Olivier Giroud delivers from the bench as Arsenal leave it late to revive their day one fortunes and leave two-goal Jamie Vardy unrewarded. Here are our notes from Friday’s thrilling opening encounter.
Lacazette did enough on debut
A goal, three attempts, all from inside the box and three chances created: Lacazette enjoyed an effective and promising Premier League debut.
As last night’s Knee Jerk stated, we have to acknowledge that and welcome the fact that the Arsenal striker could eventually hand us an option of “downgrading” either Harry Kane or Romelu Lukaku.

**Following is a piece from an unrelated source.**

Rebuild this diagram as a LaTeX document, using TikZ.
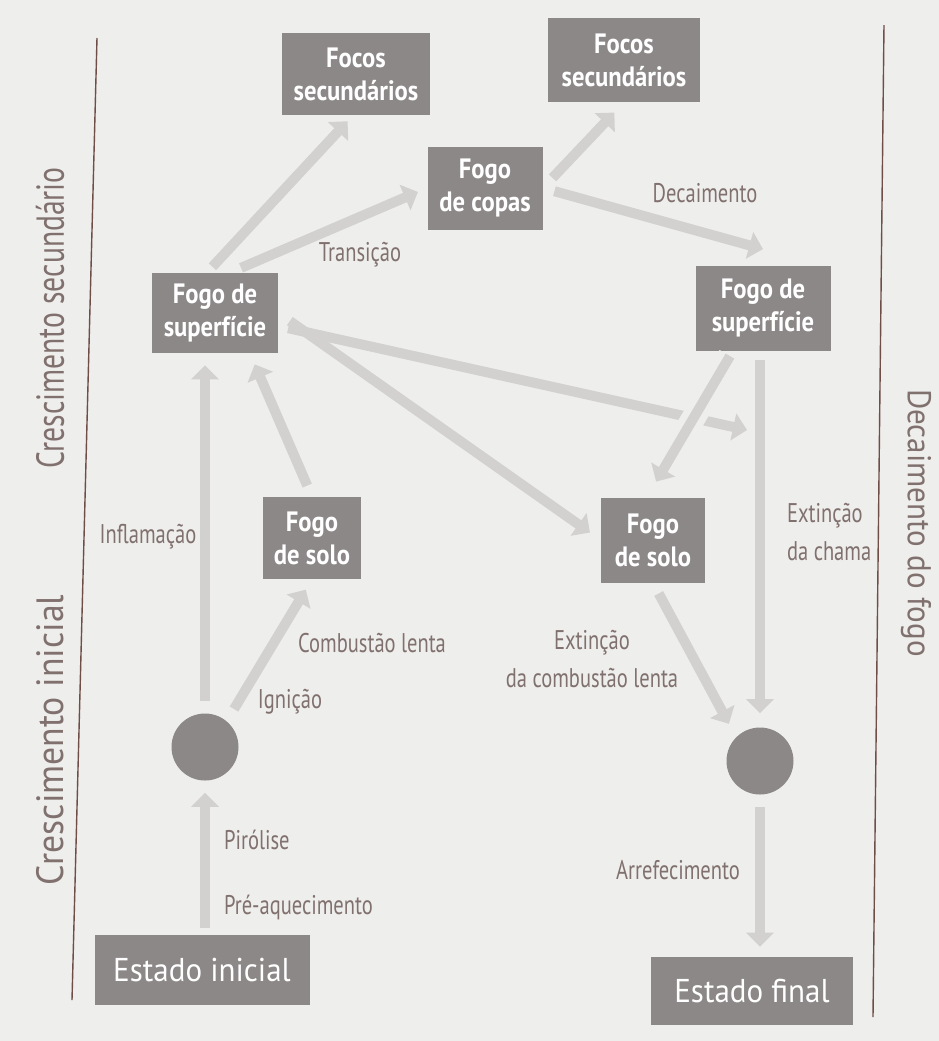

It’s early days and the big two are yet to play, but Lacazette looks set to get the opportunities to possibly maintain his impressive strike rate in Ligue 1 that brought 28 goals in 28 starts in 2016/17. If he can show that potential, there is no question that his current 18.1% ownership will grow.
Kolasinac was playing centre-back, honest
Sead Kolasinac was perhaps even more impressive on debut.
We saw from the heatmaps from last season that the Gunners show clear bias to the left flank. That was doubtless due to the influence of Alexis Sanchez.
It was again evident in Friday’s victory in the absence of Sanchez, with Kolasinac a key figure contributing to Arsenal’s dominance down the left channel. His position on the night was far from that of a traditional centre-back, even one operating on the left of a back three.
The assist for Danny Welbeck’s second Arsenal goal summed it up. The Bosnian cropped up in the penalty area to get on the end of Lacazette’s deflected pass.
Kolasinac received 26 of his 51 passes in the Leicester City half. Rob Holding, Arsenal’s right-sided centre back, received 16 of 46 with 3 in the final third to Kolasinac’s eight.
Once Laurent Koscielny is available, and Shkodran Mustafi is considered for selection, Kolasinac will surely threaten Alex Oxlade-Chamberlain for the left wing-back role. At that point, he will become a major interest, regardless of Arsenal’s obvious frailties in defence.
Ramsey and Giroud press for starts
The impact substitutes fulfilled their roles perfectly for Arsene Wenger, and both Olivier Giroud and Aaron Ramsey will now enter his plans for the Gameweeek 2 trip to Stoke City.
Ramsey for Mohamed Elneney will be the obvious move for the Gunners’ boss, although he may prefer the combative Egyptian against the Potters.
Giroud’s claims could be more of a factor. His presence would add physicality at set-pieces, something that Wenger may seek out given how easily Leicester City exposed them. Mark Hughes, Ryan Shawcross and Kurt Zouma will have noted that weakness.
If Giroud is considered for a start, that could even shift Lacazette to one of the two support roles in the 3-4-2-1. The Frenchman adjusted well to a role on the left when Giroud was introduced.
Xhaka puts Ozil in the corner
Arsenal were thankful for their own set-pieces in Friday’s encounter, scoring two of their goals from corner situations. They scored just nine in this fashion all last season.
There was a significant development in this area, with Granit Xhaka monopolising dead-balls, usurping Mesut Ozil.
Xhaka took just 21 corners last season to Ozil’s 143, but he was behind eight of the Gunners’ corners on Friday – leaving Ozil with just one. Clearly, plans have been revised in pre-season and, if Ozil has indeed lost corners, this is a factor to consider.
Ozil ranked second to Gylfi Sigurdsson for successful corners in the Premier League last season, converting 41 to the Icelander’s 63.
Interestingly, following his 10-point haul, Xhaka was the most transferred in player overnight.
The Vardy option has arrived early
The Foxes striker went into Gameweek 1 as part of just 5.4% of FPL squads but instantly offered a reminder as to his qualities and suitability as a third, perhaps even second striker option.
Vardy ended last season with 13 goals but scored eight of those from 13 starts from Gameweek 26 onwards. The late surge of form demonstrated that his achievements in 2015/16 could be rekindled; Friday’s goals underlined that further.
A Gameweek 2 home tie with Brighton now looks tempting, though few will managers will shift from the established heavy-hitter options for now.
Even so, Vardy has started strongly and, after last season’s malaise in the striker position; it’s welcome to see his form add to our options early on.
Equally, however, it means that Kelechi Iheanacho faces a task to break into the Leicester XI and fulfil his promise as a 7.0 option.